As an adult, I’ve found myself emulating their behavior, not because I have to but rather because I feel guilty for relaxing, even when I’m tired or depressed. It feels wrong to obtain a life of abundance and comfort at a much lower cost to my well-being and to still need to rest. If they could do so much more and not press snooze on their alarms or unwind on the sofa during weekends, then why would I need, or deserve, to do that?
It was only when I moved to Los Angeles, my dream city, in 2021 and lived alone for the first time that I started to reckon with these notions of centering “self-care” and “putting oneself first” as necessary ways of life. But it has been a constant struggle. At 22 years old, I live what feels like an incredibly bougie lifestyle for someone like me, someone from an underserved, low-income community in Phoenix, Arizona. Growing up, I lacked privileges and luxuries that are now, fortunately, within hand’s reach, but it feels unsettling to live in abundance — mentally, socially, and physically — when the same is not true for my parents and folks with similar stories. I didn’t know how to grapple with this new reality and the emotions that came with it.
"It feels unsettling to live in abundance — mentally, socially, and physically — when the same is not true for my parents and folks with similar stories."
Irene Franco Rubio
Instead of listening to my body or trying to make sense of my guilt around rest, I worked, worked, and worked. And then I experienced burnout. I constantly overworked myself because I believed I needed to put in more and more work to maintain the advantages I had acquired and that so many like us cannot obtain. After an exhausting week of responsibilities as a full-time college student, community organizer, activist, scholar, and freelance writer, among other jobs and roles, I was tired. On top of that, I still felt pressured to do more — to produce, to go places, to think about what I would do next.
I’d sleep in on the weekends and feel remorseful. Lazy. I couldn’t even enjoy hanging out on the couch, watching movies, writing, taking naps, reading for pleasure, or any other small engagement that could have helped my mental health. The guilt exacerbated my anxiety, which made me believe I didn’t deserve to relax in the ways in which I wanted. My life was ruled by the fear of scarcity, uncertainty in my long-term economic status, and what issues would arise if I didn’t take preventative money measures.
I juggled all of these feelings while also pushing myself toward my purpose: advocating for historically marginalized folks like my parents. In my mind, I had to pursue this goal by any means necessary, even if that meant sacrificing my health. The injustice and ongoing oppressive ideologies that disproportionately affect people of color were the blazing fire that ignited me.
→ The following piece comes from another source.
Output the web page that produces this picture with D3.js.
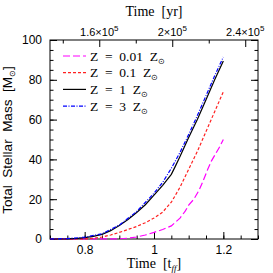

But eventually, it all caught up to me. I found myself incapable of completing all I set out to do. I was stressed. And I got sick often, likely because I wasn’t eating well or sleeping enough. When my body forced me to stop, I finally realized what the late Audre Lorde meant in her famously quoted thoughts on self-care: “Caring for myself is not self-indulgence. It is self-preservation, and that is an act of political warfare.” I can’t carry out my fierce pursuit of justice if I don't sleep enough, eat sufficiently, or take time to rest in the way I now know is necessary. I cannot tend to the needs of my community if I'm not also tending to my own needs.
"The ways we judge and perceive productivity in Latine culture is a result of the lasting effects of settler colonialism and the capitalist culture ingrained in us."
Irene Franco Rubio
The ways we judge and perceive productivity in Latine culture is a result of the lasting effects of settler colonialism and the capitalist culture ingrained in us. The bedrock of the U.S. capitalist system has forced us to believe that productivity is the ultimate goal. As our ability to produce opens doors — even if it’s just ajar — for immigrants and their families in the U.S., productivity has come to represent hope and a brighter future. So rest becomes a counterintuitive notion as our very presence and existence is contingent on our willingness — or rather need — to work. It forces us to work past our limits and believe that time spent recharging is time wasted.
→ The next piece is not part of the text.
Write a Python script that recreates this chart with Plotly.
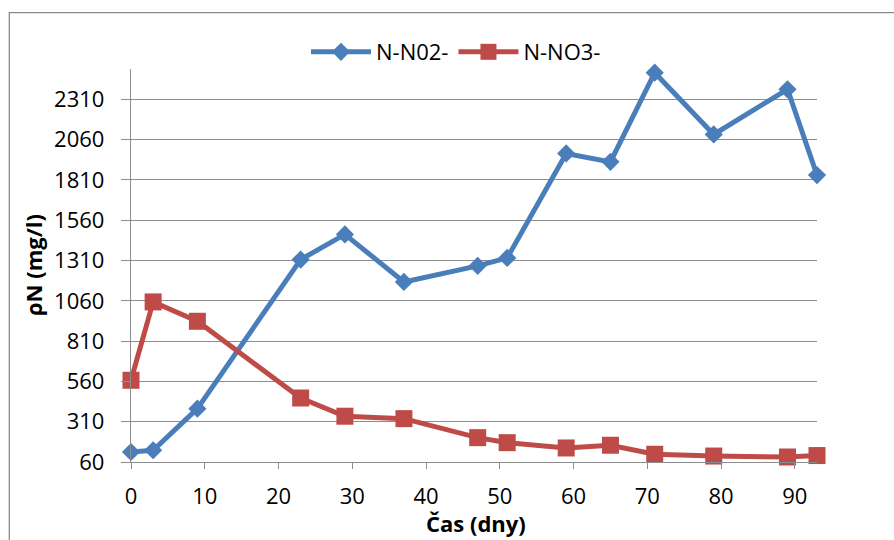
import plotly.graph_objects as go

days = [0, 3, 9, 23, 29, 37, 47, 51, 59, 65, 71, 79, 89, 93]
n_no2 = [122, 133, 391, 1316, 1472, 1177, 1277, 1326, 1974, 1922, 2475, 2092, 2372, 1840]
n_no3 = [567, 1053, 933, 457, 344, 329, 211, 180, 147, 164, 108, 97, 91, 100]

y_ticks = [60, 310, 560, 810, 1060, 1310, 1560, 1810, 2060, 2310]
x_ticks = [0, 10, 20, 30, 40, 50, 60, 70, 80, 90]

BLUE = "#4A7EBB"
RED = "#BE4B48"
GRID = "#8C8C8C"
FONT = "Open Sans"
FS = 22

W, H = 894, 540
ml, mr, mt, mb = 131, 77, 69, 78

fig = go.Figure()
fig.add_trace(go.Scatter(
    x=days, y=n_no2, name="N-N02-", mode="lines+markers",
    line=dict(color=BLUE, width=5),
    marker=dict(symbol="diamond", size=14, color=BLUE),
    cliponaxis=False,
))
fig.add_trace(go.Scatter(
    x=days, y=n_no3, name="N-NO3-", mode="lines+markers",
    line=dict(color=RED, width=5),
    marker=dict(symbol="square", size=17, color=RED),
    cliponaxis=False,
))

pw = W - ml - mr
ph = H - mt - mb

def px_x(p):
    return (p - ml) / pw

def px_y(p):
    return (H - mb - p) / ph

fig.add_shape(type="rect", xref="paper", yref="paper",
              x0=px_x(9.3), x1=px_x(W + 20), y0=px_y(H + 20), y1=px_y(12.7),
              line=dict(color="#8A8A8A", width=1.3), fillcolor="rgba(0,0,0,0)",
              layer="below")

fig.add_annotation(text="<b>ρN (mg/l)</b>", xref="paper", yref="paper",
                   x=px_x(33), y=px_y(265), xanchor="center", yanchor="middle",
                   textangle=-90, showarrow=False, font=dict(family=FONT, size=FS))
fig.add_annotation(text="<b>Čas (dny)</b>", xref="paper", yref="paper",
                   x=px_x(476), y=px_y(523), xanchor="center", yanchor="middle",
                   showarrow=False, font=dict(family=FONT, size=FS))

fig.update_layout(
    width=W, height=H,
    margin=dict(l=ml, r=mr, t=mt, b=mb),
    paper_bgcolor="white", plot_bgcolor="white",
    font=dict(family=FONT, size=FS, color="black"),
    showlegend=True,
    legend=dict(
        orientation="h", x=px_x(306), y=px_y(52), xanchor="left", yanchor="middle",
        font=dict(family=FONT, size=FS, color="black"),
        itemwidth=60, tracegroupgap=0, bgcolor="rgba(0,0,0,0)",
    ),
    xaxis=dict(
        range=[0, 93], tickmode="array", tickvals=x_ticks,
        ticktext=[str(v) for v in x_ticks],
        showgrid=False, zeroline=False,
        showline=True, linecolor=GRID, linewidth=1.3,
        ticks="outside", ticklen=6, tickcolor=GRID, tickwidth=1.3,
        ticklabelstandoff=8,
        tickfont=dict(family=FONT, size=FS),
    ),
    yaxis=dict(
        range=[60, 2498], tickmode="array", tickvals=y_ticks,
        ticktext=[str(v) for v in y_ticks],
        showgrid=True, gridcolor=GRID, gridwidth=1.3,
        zeroline=False,
        showline=True, linecolor=GRID, linewidth=1.3,
        ticks="outside", ticklen=9, tickcolor=GRID, tickwidth=1.3,
        ticklabelstandoff=12,
        tickfont=dict(family=FONT, size=FS),
    ),
)

fig.write_html("out.html")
Unlearning this is how I’m, slowly, feeling less guilt for slowing down and taking moments to pause, reflect, and rejuvenate.
While challenging the existing structure of power requires a herculean effort, we can start achieving this, at the very base level, by recognizing how our collective self-preservation is foundational to generating a sustainable movement for change. It’s about each of us doing the work — internally and externally — on a daily basis by organizing in community and centering our well-being.
For me, doing the work includes unwinding in my sacred space by watching sitcoms, having a great vegan meal, and enjoying the company of those I love. Productivity won’t save me — but rest can.